- [WHAT NEEDS TO BE DONE] Copy exactly the lines from the one containing "Rebuild this chart" to the one containing "var anchoNoCoaxial = [0.56, 0.53, 0.45, 0.525, 0.475, 0.455];", both lines included, and nothing else.

- [RECORDS PROVIDED]
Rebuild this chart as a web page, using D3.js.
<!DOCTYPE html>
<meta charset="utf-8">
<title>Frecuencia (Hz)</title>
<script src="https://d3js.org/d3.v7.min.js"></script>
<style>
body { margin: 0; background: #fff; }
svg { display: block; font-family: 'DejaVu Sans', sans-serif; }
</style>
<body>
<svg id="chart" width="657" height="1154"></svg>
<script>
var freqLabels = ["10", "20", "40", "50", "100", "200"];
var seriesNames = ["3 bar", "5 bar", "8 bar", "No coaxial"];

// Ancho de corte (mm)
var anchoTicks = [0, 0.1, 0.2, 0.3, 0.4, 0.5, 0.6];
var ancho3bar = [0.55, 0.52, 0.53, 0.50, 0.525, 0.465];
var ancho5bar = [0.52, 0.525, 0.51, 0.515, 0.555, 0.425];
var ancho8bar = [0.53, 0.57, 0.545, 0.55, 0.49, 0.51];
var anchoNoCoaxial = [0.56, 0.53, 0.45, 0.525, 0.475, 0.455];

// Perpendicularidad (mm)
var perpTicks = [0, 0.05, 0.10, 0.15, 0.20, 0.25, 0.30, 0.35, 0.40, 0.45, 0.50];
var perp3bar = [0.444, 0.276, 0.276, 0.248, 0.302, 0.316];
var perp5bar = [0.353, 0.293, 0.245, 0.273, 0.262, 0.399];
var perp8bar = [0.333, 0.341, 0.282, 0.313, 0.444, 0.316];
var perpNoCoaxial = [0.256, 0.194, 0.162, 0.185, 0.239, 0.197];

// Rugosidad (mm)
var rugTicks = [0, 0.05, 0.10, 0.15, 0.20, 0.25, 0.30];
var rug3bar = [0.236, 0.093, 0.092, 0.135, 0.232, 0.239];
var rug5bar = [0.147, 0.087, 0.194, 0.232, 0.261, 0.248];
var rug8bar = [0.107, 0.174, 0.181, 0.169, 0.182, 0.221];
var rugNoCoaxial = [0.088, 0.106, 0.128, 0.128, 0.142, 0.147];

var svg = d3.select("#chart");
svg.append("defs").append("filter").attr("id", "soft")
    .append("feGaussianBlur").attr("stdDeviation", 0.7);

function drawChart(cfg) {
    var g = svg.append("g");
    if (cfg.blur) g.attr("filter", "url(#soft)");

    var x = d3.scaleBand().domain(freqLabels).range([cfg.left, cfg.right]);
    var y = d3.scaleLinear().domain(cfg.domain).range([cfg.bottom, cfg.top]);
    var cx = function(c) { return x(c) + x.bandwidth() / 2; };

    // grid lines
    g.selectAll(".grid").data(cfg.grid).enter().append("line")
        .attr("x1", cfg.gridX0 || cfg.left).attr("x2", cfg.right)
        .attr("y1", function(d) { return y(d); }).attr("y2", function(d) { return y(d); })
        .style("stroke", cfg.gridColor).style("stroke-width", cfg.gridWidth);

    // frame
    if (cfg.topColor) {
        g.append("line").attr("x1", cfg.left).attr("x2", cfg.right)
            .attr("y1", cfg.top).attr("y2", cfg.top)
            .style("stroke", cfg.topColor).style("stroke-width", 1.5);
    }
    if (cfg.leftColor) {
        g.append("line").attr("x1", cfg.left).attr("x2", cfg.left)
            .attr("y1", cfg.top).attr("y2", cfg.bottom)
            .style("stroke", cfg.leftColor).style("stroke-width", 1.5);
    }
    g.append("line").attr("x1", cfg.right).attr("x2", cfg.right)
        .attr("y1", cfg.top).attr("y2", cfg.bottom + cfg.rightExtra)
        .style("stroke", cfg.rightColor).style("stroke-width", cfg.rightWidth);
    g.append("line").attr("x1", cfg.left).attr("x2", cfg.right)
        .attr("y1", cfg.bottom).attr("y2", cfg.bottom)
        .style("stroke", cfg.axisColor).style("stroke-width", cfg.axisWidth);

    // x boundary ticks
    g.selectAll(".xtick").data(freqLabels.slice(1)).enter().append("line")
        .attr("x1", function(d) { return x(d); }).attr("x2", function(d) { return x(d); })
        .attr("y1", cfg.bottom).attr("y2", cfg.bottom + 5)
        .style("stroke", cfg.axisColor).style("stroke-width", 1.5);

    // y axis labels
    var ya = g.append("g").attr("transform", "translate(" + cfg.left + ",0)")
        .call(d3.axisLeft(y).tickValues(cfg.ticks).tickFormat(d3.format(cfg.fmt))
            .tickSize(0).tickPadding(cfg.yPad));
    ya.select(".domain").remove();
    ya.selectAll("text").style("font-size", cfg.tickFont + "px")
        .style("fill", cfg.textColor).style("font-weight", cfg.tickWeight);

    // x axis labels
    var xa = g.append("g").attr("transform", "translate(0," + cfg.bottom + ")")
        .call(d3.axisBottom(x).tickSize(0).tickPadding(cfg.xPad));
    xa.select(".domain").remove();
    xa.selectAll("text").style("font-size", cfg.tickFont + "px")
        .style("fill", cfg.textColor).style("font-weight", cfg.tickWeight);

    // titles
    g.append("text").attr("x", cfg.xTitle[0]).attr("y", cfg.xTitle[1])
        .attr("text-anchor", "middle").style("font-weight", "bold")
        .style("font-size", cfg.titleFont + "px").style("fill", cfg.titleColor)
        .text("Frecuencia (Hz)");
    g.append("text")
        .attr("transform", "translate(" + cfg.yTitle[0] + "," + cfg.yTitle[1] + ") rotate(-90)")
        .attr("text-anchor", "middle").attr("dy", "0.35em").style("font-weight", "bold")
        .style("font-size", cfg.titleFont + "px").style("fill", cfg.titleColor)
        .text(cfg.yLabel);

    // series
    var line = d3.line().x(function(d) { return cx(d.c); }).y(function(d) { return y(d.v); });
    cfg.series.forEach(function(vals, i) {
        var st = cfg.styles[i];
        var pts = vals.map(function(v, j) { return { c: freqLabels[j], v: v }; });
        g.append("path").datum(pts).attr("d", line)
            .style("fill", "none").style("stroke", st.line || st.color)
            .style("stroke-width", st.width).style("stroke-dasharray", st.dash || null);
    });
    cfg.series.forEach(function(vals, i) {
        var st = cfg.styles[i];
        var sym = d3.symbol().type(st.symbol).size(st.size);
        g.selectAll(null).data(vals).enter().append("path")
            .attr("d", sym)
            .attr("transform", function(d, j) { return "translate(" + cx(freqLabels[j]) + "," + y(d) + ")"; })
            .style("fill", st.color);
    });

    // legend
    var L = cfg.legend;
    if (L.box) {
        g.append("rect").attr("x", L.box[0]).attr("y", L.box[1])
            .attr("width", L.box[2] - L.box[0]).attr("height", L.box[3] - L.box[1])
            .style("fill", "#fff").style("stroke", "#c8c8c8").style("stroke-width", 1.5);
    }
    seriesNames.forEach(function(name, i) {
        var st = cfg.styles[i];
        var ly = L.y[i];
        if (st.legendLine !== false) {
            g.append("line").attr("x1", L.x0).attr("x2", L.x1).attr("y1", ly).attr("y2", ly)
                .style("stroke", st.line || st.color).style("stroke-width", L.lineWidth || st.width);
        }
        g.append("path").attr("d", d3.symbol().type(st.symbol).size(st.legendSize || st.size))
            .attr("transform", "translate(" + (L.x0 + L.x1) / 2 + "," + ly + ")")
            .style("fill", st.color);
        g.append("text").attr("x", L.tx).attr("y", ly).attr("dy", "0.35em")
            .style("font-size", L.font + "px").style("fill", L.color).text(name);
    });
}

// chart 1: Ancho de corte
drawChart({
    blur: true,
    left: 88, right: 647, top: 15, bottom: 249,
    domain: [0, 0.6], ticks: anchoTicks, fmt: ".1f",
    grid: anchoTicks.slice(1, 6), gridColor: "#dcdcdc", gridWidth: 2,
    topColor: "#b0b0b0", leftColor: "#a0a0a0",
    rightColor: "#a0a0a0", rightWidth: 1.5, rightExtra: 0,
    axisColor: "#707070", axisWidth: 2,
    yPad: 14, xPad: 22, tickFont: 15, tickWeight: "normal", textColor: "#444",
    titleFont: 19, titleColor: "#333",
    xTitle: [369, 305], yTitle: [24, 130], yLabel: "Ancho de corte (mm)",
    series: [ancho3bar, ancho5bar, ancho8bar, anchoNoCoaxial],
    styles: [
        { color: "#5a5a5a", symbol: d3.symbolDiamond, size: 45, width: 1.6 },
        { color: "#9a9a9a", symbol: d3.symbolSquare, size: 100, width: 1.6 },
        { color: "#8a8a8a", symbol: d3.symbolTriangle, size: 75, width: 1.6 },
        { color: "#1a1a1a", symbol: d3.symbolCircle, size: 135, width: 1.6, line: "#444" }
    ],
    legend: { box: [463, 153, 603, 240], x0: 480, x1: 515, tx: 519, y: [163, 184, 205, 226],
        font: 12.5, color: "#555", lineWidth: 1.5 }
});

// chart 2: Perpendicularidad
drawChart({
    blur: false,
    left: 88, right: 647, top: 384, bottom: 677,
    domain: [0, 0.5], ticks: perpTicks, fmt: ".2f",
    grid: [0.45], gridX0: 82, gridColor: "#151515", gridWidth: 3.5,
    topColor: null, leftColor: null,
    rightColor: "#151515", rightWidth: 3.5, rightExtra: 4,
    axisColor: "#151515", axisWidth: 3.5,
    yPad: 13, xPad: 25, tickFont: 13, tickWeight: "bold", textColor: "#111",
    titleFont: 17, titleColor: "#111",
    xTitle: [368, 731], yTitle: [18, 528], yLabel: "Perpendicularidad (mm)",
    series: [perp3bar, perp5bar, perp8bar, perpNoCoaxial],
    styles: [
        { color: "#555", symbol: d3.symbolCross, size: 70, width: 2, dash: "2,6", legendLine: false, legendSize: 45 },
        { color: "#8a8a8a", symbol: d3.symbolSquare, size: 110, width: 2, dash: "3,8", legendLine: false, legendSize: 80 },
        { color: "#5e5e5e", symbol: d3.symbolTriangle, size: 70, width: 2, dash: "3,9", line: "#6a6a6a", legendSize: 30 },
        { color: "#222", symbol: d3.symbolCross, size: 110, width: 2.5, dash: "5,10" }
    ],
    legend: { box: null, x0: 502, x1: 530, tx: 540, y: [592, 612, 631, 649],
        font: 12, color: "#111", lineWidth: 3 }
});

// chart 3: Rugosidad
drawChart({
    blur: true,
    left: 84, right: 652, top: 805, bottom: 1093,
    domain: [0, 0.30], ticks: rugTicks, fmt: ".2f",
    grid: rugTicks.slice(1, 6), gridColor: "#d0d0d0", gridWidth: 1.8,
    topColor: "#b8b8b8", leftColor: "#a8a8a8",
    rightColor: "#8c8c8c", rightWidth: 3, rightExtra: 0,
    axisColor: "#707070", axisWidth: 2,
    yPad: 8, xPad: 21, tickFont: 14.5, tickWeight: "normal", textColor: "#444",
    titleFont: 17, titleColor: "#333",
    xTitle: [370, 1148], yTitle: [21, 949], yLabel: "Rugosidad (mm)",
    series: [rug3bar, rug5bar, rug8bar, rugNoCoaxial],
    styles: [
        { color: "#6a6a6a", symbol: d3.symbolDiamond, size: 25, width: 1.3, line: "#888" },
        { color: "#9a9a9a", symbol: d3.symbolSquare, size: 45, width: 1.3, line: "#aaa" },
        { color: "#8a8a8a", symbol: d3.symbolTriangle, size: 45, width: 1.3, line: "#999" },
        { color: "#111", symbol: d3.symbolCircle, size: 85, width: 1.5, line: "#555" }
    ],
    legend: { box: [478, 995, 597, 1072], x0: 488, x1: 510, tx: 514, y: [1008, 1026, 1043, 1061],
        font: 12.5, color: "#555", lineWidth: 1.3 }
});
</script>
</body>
---
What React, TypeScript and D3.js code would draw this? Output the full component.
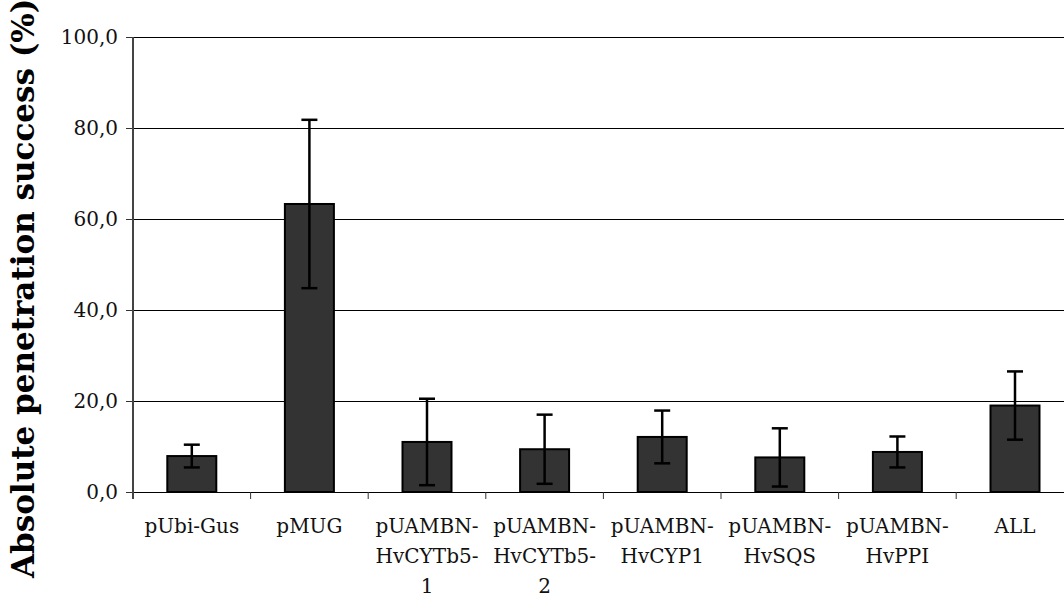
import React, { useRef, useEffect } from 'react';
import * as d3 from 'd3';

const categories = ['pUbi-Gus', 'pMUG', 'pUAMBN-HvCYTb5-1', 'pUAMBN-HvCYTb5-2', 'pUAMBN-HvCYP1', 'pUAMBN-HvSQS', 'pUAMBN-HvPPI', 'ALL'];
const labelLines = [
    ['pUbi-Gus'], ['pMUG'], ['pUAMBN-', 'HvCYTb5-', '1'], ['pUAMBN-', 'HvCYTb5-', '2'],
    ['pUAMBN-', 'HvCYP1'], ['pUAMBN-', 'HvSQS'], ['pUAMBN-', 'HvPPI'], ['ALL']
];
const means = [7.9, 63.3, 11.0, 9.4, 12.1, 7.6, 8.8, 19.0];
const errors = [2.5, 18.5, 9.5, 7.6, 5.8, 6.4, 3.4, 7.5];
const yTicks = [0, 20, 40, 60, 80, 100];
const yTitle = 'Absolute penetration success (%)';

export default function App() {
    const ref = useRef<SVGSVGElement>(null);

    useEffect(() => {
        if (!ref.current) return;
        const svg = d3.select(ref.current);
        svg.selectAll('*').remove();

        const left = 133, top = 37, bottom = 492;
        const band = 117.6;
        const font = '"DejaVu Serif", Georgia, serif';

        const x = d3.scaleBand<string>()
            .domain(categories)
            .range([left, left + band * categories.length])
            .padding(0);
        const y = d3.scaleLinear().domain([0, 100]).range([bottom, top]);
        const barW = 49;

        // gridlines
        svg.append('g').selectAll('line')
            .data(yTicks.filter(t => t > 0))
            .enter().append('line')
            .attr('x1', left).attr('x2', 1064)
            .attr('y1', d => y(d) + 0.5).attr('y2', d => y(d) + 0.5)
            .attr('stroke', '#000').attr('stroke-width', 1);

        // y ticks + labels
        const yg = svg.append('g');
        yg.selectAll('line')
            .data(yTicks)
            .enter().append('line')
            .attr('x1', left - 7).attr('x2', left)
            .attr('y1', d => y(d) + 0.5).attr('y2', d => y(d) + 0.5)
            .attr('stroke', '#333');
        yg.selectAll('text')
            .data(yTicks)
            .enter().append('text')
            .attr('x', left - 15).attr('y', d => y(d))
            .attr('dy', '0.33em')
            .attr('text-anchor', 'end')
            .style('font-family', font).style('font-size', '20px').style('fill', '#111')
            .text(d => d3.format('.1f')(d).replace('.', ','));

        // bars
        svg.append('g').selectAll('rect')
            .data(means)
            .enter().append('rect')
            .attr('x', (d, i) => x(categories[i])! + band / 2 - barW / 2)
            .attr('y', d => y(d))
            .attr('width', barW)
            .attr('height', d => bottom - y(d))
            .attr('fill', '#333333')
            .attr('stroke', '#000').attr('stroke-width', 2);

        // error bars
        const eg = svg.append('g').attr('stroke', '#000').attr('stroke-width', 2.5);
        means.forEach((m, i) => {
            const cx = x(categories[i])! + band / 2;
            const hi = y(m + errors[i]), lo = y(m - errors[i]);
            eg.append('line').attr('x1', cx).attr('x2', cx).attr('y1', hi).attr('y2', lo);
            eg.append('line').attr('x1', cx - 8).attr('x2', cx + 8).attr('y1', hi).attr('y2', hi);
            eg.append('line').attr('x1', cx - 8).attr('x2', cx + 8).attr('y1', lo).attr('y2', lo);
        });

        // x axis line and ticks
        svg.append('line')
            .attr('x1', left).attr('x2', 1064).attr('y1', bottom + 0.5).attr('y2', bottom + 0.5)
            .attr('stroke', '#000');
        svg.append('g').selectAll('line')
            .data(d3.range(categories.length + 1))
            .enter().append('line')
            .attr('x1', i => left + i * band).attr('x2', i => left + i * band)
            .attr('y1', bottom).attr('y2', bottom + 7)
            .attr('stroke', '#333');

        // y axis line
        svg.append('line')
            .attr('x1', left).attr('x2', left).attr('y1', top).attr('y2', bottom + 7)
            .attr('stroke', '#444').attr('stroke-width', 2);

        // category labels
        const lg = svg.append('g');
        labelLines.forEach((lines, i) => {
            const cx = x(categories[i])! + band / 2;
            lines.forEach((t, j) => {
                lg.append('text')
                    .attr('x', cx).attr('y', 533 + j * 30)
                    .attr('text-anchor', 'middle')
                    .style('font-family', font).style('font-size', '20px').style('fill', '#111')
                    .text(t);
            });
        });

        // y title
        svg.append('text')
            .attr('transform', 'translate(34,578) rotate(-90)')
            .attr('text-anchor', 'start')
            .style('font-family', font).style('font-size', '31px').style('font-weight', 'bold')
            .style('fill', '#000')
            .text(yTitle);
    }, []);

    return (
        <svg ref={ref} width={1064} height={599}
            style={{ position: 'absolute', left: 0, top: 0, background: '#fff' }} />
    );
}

- [ANSWER TO THIS TASK]
Rebuild this chart as a web page, using D3.js.
<!DOCTYPE html>
<meta charset="utf-8">
<title>Frecuencia (Hz)</title>
<script src="https://d3js.org/d3.v7.min.js"></script>
<style>
body { margin: 0; background: #fff; }
svg { display: block; font-family: 'DejaVu Sans', sans-serif; }
</style>
<body>
<svg id="chart" width="657" height="1154"></svg>
<script>
var freqLabels = ["10", "20", "40", "50", "100", "200"];
var seriesNames = ["3 bar", "5 bar", "8 bar", "No coaxial"];

// Ancho de corte (mm)
var anchoTicks = [0, 0.1, 0.2, 0.3, 0.4, 0.5, 0.6];
var ancho3bar = [0.55, 0.52, 0.53, 0.50, 0.525, 0.465];
var ancho5bar = [0.52, 0.525, 0.51, 0.515, 0.555, 0.425];
var ancho8bar = [0.53, 0.57, 0.545, 0.55, 0.49, 0.51];
var anchoNoCoaxial = [0.56, 0.53, 0.45, 0.525, 0.475, 0.455];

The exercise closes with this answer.